Posted by: Simonster | March 10, 2010 at 09:16 PM
Neil, of course I agree that budget overruns and late delivery are bad things. Ideally, you'd not have them happen at all. But what I'm arguing here is that IT organisations are optimised to prevent change (for my complete argument on that, check this link: http://www.littleinnovationbook.com/technologists1.html) , and in that context, getting anything to happen at all is a success.
Posted by: James Gardner | March 11, 2010 at 06:58 AM
It is an issue of empowerment, and my argument is that governance people are all about taking empowerment away. That's the thing to fight, of course.
Posted by: James Gardner | March 11, 2010 at 07:18 AM
Regarding #1, the answer is 'yes', sadly. I worked in a place where things were 'sackable offenses'.
Regarding #2, people need to be sensible. Vulerabilities can be found almost everywhere, it's about proportional risk.
How the flip can you be expected to innovate if you can't actually do anything?
LOL @ "Superb delivery is a waste of time if what you’re delivering is crap in the first place".
Regarding #5, I wonder if that's something you see more in the public sector?

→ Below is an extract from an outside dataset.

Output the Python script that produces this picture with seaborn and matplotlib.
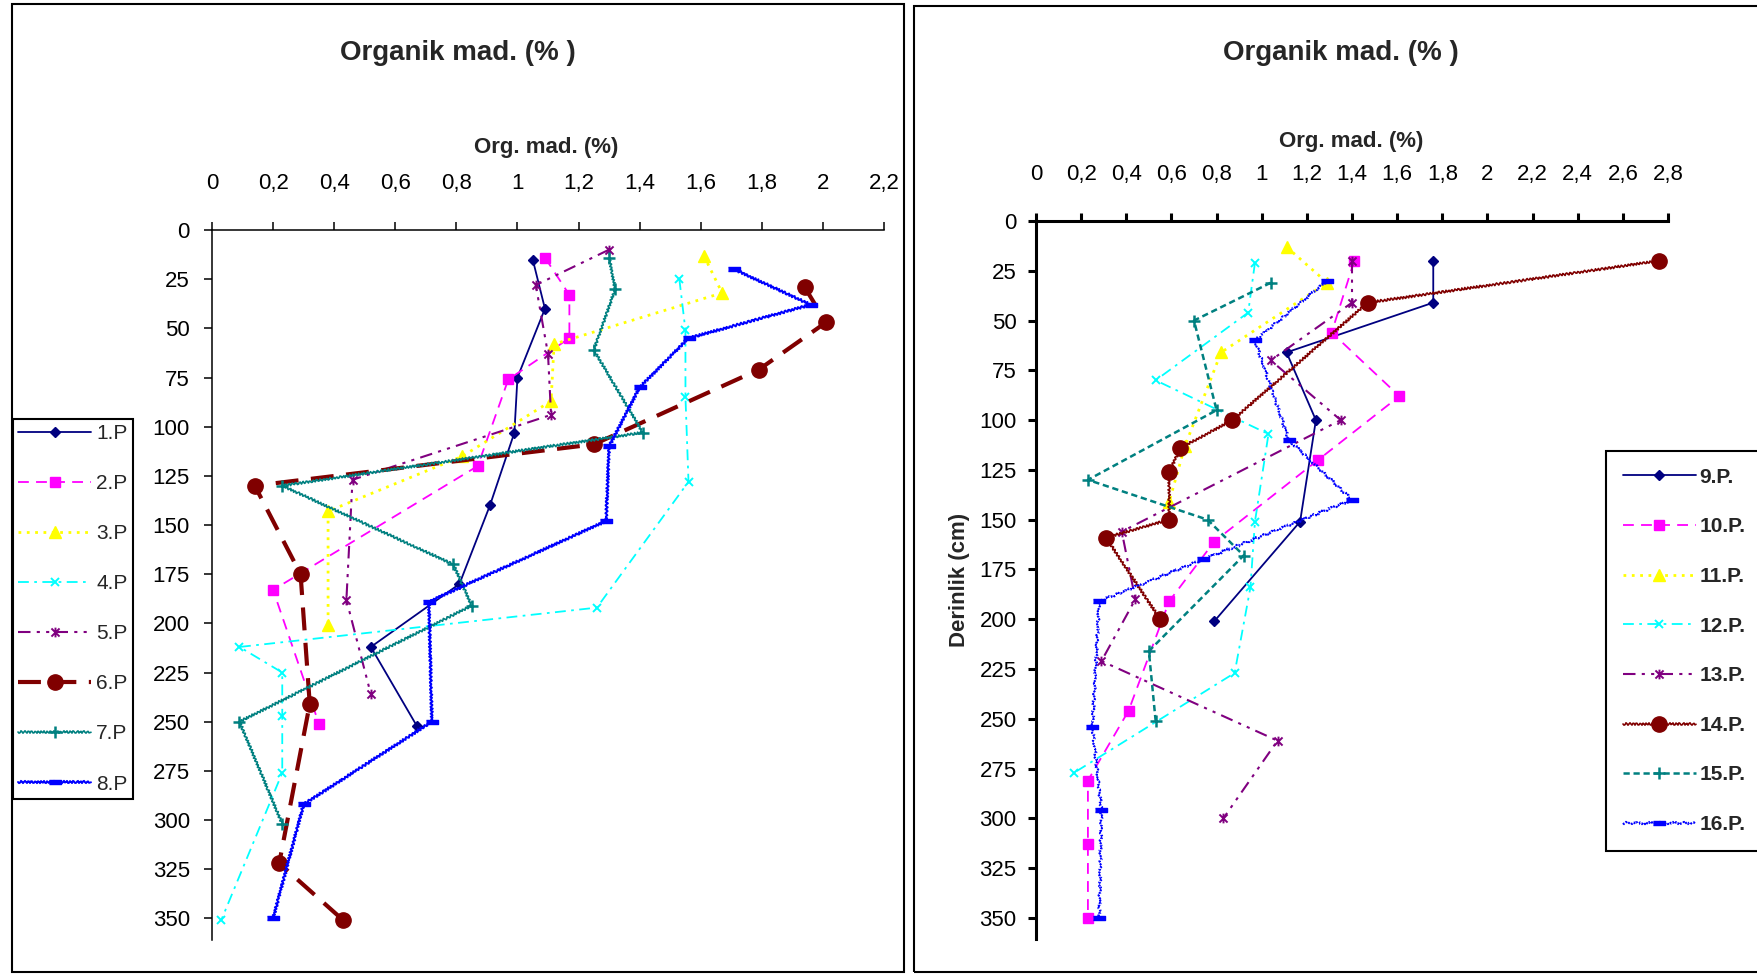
import matplotlib
matplotlib.use("Agg")
import matplotlib.pyplot as plt
from matplotlib.path import Path
from matplotlib.patches import Rectangle
import seaborn as sns

sns.set_style("white")
plt.rcParams["font.family"] = ["Liberation Sans", "DejaVu Sans"]

# ---------------- data: organic matter (%) against depth (cm) ----------------
# profiles 1-8
p1_depth = [15, 40, 75, 103, 140, 180, 212, 252]
p1_om = [1.05, 1.09, 1.00, 0.99, 0.91, 0.81, 0.52, 0.67]
p2_depth = [14, 33, 55, 76, 120, 183, 251]
p2_om = [1.09, 1.17, 1.17, 0.97, 0.87, 0.20, 0.35]
p3_depth = [13, 32, 58, 87, 115, 143, 201]
p3_om = [1.61, 1.67, 1.12, 1.11, 0.82, 0.38, 0.38]
p4_depth = [25, 51, 85, 128, 192, 212, 225, 247, 276, 351]
p4_om = [1.53, 1.55, 1.55, 1.56, 1.26, 0.09, 0.23, 0.23, 0.23, 0.03]
p5_depth = [10, 28, 63, 94, 127, 188, 236]
p5_om = [1.30, 1.06, 1.10, 1.11, 0.46, 0.44, 0.52]
p6_depth = [29, 47, 71, 109, 130, 175, 241, 322, 351]
p6_om = [1.94, 2.01, 1.79, 1.25, 0.14, 0.29, 0.32, 0.22, 0.43]
p7_depth = [14, 30, 61, 103, 130, 170, 191, 250, 302]
p7_om = [1.30, 1.32, 1.25, 1.41, 0.23, 0.79, 0.85, 0.09, 0.23]
p8_depth = [20, 38, 55, 80, 110, 148, 189, 250, 292, 350]
p8_om = [1.71, 1.96, 1.56, 1.40, 1.30, 1.29, 0.71, 0.72, 0.30, 0.20]

# profiles 9-16
p9_depth = [20, 41, 66, 100, 151, 201]
p9_om = [1.76, 1.76, 1.11, 1.24, 1.17, 0.79]
p10_depth = [20, 56, 88, 120, 161, 191, 246, 281, 313, 350]
p10_om = [1.41, 1.31, 1.61, 1.25, 0.79, 0.59, 0.41, 0.23, 0.23, 0.23]
p11_depth = [13, 31, 66, 113, 141]
p11_om = [1.11, 1.29, 0.82, 0.66, 0.59]
p12_depth = [21, 46, 80, 107, 151, 184, 227, 277]
p12_om = [0.97, 0.94, 0.53, 1.03, 0.97, 0.95, 0.88, 0.17]
p13_depth = [20, 41, 70, 100, 156, 190, 221, 261, 300]
p13_om = [1.40, 1.40, 1.04, 1.35, 0.38, 0.44, 0.29, 1.07, 0.83]
p14_depth = [20, 41, 100, 114, 126, 150, 159, 200]
p14_om = [2.76, 1.47, 0.87, 0.64, 0.59, 0.59, 0.31, 0.55]
p15_depth = [31, 50, 95, 130, 150, 168, 216, 251]
p15_om = [1.04, 0.70, 0.80, 0.23, 0.76, 0.92, 0.50, 0.53]
p16_depth = [30, 60, 110, 140, 170, 191, 254, 296, 350]
p16_om = [1.29, 0.97, 1.12, 1.40, 0.74, 0.28, 0.25, 0.29, 0.28]

left_labels = ["1.P", "2.P", "3.P", "4.P", "5.P", "6.P", "7.P", "8.P"]
right_labels = ["9.P.", "10.P.", "11.P.", "12.P.", "13.P.", "14.P.", "15.P.", "16.P."]

left_xticks = [0, 0.2, 0.4, 0.6, 0.8, 1.0, 1.2, 1.4, 1.6, 1.8, 2.0, 2.2]
left_xticklabels = ["0", "0,2", "0,4", "0,6", "0,8", "1", "1,2", "1,4", "1,6", "1,8", "2", "2,2"]
right_xticks = [0, 0.2, 0.4, 0.6, 0.8, 1.0, 1.2, 1.4, 1.6, 1.8, 2.0, 2.2, 2.4, 2.6, 2.8]
right_xticklabels = ["0", "0,2", "0,4", "0,6", "0,8", "1", "1,2", "1,4", "1,6", "1,8",
                     "2", "2,2", "2,4", "2,6", "2,8"]
depth_ticks = [0, 25, 50, 75, 100, 125, 150, 175, 200, 225, 250, 275, 300, 325, 350]

title_text = "Organik mad. (% )"
xlabel_text = "Org. mad. (%)"
ylabel_text = "Derinlik (cm)"

# ---------------- marker shapes and line styles ----------------
STAR = Path([(-1, -1), (1, 1), (-1, 1), (1, -1), (0, -1.2), (0, 1.2)],
            [Path.MOVETO, Path.LINETO, Path.MOVETO, Path.LINETO, Path.MOVETO, Path.LINETO])
BAR = [(-1, -0.35), (1, -0.35), (1, 0.35), (-1, 0.35)]

NAVY, MAGENTA, YELLOW, CYAN = "#000080", "#FF00FF", "#FFFF00", "#00FFFF"
PURPLE, MAROON, TEAL, BLUE = "#800080", "#800000", "#008080", "#0000FF"


def style(color, ls, lw, marker, ms, mew=1.0, wavy=False):
    return dict(color=color, ls=ls, lw=lw, marker=marker, ms=ms, mew=mew, wavy=wavy)


left_styles = [
    style(NAVY, "-", 1.3, "D", 5.5),
    style(MAGENTA, (0, (6, 4)), 1.3, "s", 6.5),
    style(YELLOW, (0, (1, 2)), 2.0, "^", 8),
    style(CYAN, (0, (6, 3, 1.5, 3)), 1.3, "x", 6, 1.4),
    style(PURPLE, (0, (6, 3, 1.5, 3, 1.5, 3)), 1.5, STAR, 7, 1.4),
    style(MAROON, (0, (5.5, 3)), 3.0, "o", 11),
    style(TEAL, "-", 1.2, "+", 9, 1.8, True),
    style(BLUE, "-", 1.4, BAR, 9, 1.0, True),
]
right_styles = [
    style(NAVY, "-", 1.3, "D", 5.5),
    style(MAGENTA, (0, (6, 4)), 1.3, "s", 6.5),
    style(YELLOW, (0, (1, 2)), 2.0, "^", 8),
    style(CYAN, (0, (6, 3, 1.5, 3)), 1.3, "x", 6, 1.4),
    style(PURPLE, (0, (6, 3, 1.5, 3, 1.5, 3)), 1.5, STAR, 7, 1.4),
    style(MAROON, "-", 1.2, "o", 11, 1.0, True),
    style(TEAL, (0, (2.5, 1.5)), 1.8, "+", 9, 1.8),
    style(BLUE, (0, (1, 1)), 1.5, BAR, 9, 1.0, True),
]

left_series = [(p1_depth, p1_om), (p2_depth, p2_om), (p3_depth, p3_om), (p4_depth, p4_om),
               (p5_depth, p5_om), (p6_depth, p6_om), (p7_depth, p7_om), (p8_depth, p8_om)]
right_series = [(p9_depth, p9_om), (p10_depth, p10_om), (p11_depth, p11_om), (p12_depth, p12_om),
                (p13_depth, p13_om), (p14_depth, p14_om), (p15_depth, p15_om), (p16_depth, p16_om)]

# ---------------- figure ----------------
W, H = 1758, 974
fig = plt.figure(figsize=(W / 100, H / 100), dpi=100)
fig.patch.set_facecolor("white")


def px_box(x0, y0, x1, y1):
    return [x0 / W, 1 - y1 / H, (x1 - x0) / W, (y1 - y0) / H]


ax_l = fig.add_axes(px_box(212, 230, 884, 940))
ax_r = fig.add_axes(px_box(1036, 221, 1668, 939))


def draw_profiles(ax, series, styles, labels):
    handles = []
    for (depth, om), st, lab in zip(series, styles, labels):
        sns.lineplot(x=om, y=depth, ax=ax, orient="y", sort=False, estimator=None,
                     label=lab, color=st["color"], linestyle=st["ls"], linewidth=st["lw"],
                     marker=st["marker"], markersize=st["ms"],
                     markeredgewidth=st["mew"], markeredgecolor=st["color"],
                     markerfacecolor=st["color"], clip_on=False)
        line = ax.lines[-1]
        if st["wavy"]:
            line.set_sketch_params(scale=1.2, length=3.5, randomness=1.5)
        handles.append(line)
    return handles


def format_axis(ax, xmax, ymax, xticks, xticklabels, spine_w, ypad):
    ax.set_xlim(0, xmax)
    ax.set_ylim(ymax, 0)
    ax.set_facecolor("none")
    ax.xaxis.tick_top()
    ax.set_xticks(xticks)
    ax.set_xticklabels(xticklabels)
    ax.set_yticks(depth_ticks)
    ax.set_yticklabels([str(t) for t in depth_ticks])
    ax.set_xlabel("")
    ax.set_ylabel("")
    for s in ("bottom", "right"):
        ax.spines[s].set_visible(False)
    for s in ("top", "left"):
        ax.spines[s].set_linewidth(spine_w)
        ax.spines[s].set_color("black")
    ax.tick_params(axis="x", which="both", top=True, bottom=False, direction="out",
                   length=6, width=spine_w, pad=20, labelsize=16, colors="black")
    ax.tick_params(axis="y", which="both", left=True, direction="out",
                   length=6, width=spine_w, pad=ypad, labelsize=16, colors="black")


h_l = draw_profiles(ax_l, left_series, left_styles, left_labels)
h_r = draw_profiles(ax_r, right_series, right_styles, right_labels)

format_axis(ax_l, 2.2, 361, left_xticks, left_xticklabels, 1.1, 10)
format_axis(ax_r, 2.8, 360.6, right_xticks, right_xticklabels, 2.2, 8)

leg_l = ax_l.legend(h_l, left_labels, loc="upper left", bbox_to_anchor=(13 / W, 1 - 419 / H),
                    bbox_transform=fig.transFigure, borderaxespad=0, frameon=True,
                    fancybox=False, edgecolor="black", framealpha=1, fontsize=15,
                    handlelength=3.5, handletextpad=0.25, labelspacing=1.49, borderpad=0.25)
leg_l.get_frame().set_linewidth(1.5)

leg_r = ax_r.legend(h_r, right_labels, loc="upper left", bbox_to_anchor=(1606 / W, 1 - 451 / H),
                    bbox_transform=fig.transFigure, borderaxespad=0, frameon=True,
                    fancybox=False, edgecolor="black", framealpha=1,
                    prop={"size": 15, "weight": "bold"},
                    handlelength=3.5, handletextpad=0.2, labelspacing=1.47, borderpad=0.8)
leg_r.get_frame().set_linewidth(1.5)

# titles and axis labels
fig.text(458 / W, 1 - 53 / H, title_text, ha="center", va="center", fontsize=20, fontweight="bold")
fig.text(1341 / W, 1 - 53 / H, title_text, ha="center", va="center", fontsize=20, fontweight="bold")
fig.text(546 / W, 1 - 148 / H, xlabel_text, ha="center", va="center", fontsize=16, fontweight="bold")
fig.text(1351 / W, 1 - 142 / H, xlabel_text, ha="center", va="center", fontsize=16, fontweight="bold")
fig.text(960 / W, 1 - 580 / H, ylabel_text, ha="center", va="center", rotation=90,
         fontsize=16, fontweight="bold")

# panel frames
fig.add_artist(Rectangle((12 / W, 1 - 972 / H), (904 - 12) / W, (972 - 4) / H,
                         transform=fig.transFigure, fill=False, edgecolor="black", linewidth=1.5))
fig.add_artist(Rectangle((914 / W, 1 - 972 / H), (1780 - 914) / W, (972 - 6) / H,
                         transform=fig.transFigure, fill=False, edgecolor="black", linewidth=1.5))

fig.savefig("out.png", dpi=100)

Posted by: Struth | March 12, 2010 at 04:34 PM
James; it's about the GOVERNANCE thing. Can you say ISO38500 and do you understand it?
Posted by: Chas | March 15, 2010 at 12:39 AM
There's governance, and then there's governance. Too many people think that governance is just like management, only more formal and rigorous. Those are the people who put in more and more gates and clog up the system with bureaucracy to the point where nothing happens.
Really, governance is about making sure that the right people are doing the right things - it's very much about empowerment. The critical key to empowerment is being clear about responsibility, and the lubricant that makes empowerment work is policy that empowered people use to guide their decision making.